I find it weird to use a deliberately rigged game as an example. If one of the previous letters was wrong, the last letter being right means you don't win either. It's like saying the difficult steps are going to be extra difficult because other steps were found easier than expected.


The point is that if you have N independent boolean random variables X1 ... Xn, establishing a lower bound on the probability that some proper subset of the Xi are true doesn't provide any useful lower bound on the probability they all are true.


Sure, my point was only that if the lower bound on the subset is higher than anyone expected, that will increase the probability of them all being true compared to your prior belief. And it will also increase the probability that life is more common.

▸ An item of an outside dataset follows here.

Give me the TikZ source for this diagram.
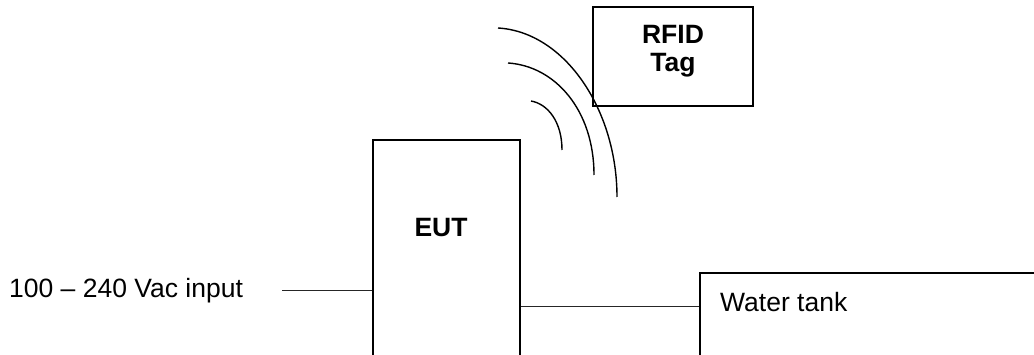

You could argue that the priors were garbage I suppose. I'm not arguing for any particular probability.

The McDonalds example does not have independent variables as X1..Xn-1 are deliberately increased as Xn is decreased. I'd also argue that origin of life doesn't have independent variables. If chemistry turns out to be more or less powerful in one setting, it should do something for our assessment of other settings, especially when it's similar processes.


The prior belief must have been based on something. Where does a prior belief that ET life must exist with at least a certain probability come from?


The question becomes what do you think the hard step is?


It's not up to me to show that, since I'm not claiming life is rare. It's up to the person making the strong statement that life is (not just could be) common to convince me that there is no sufficiently difficult step. All I need to do is plausibly argue there could be a difficult step. Pointing out the complexity of all known self contained systems capable of Darwinian evolution is sufficient for that.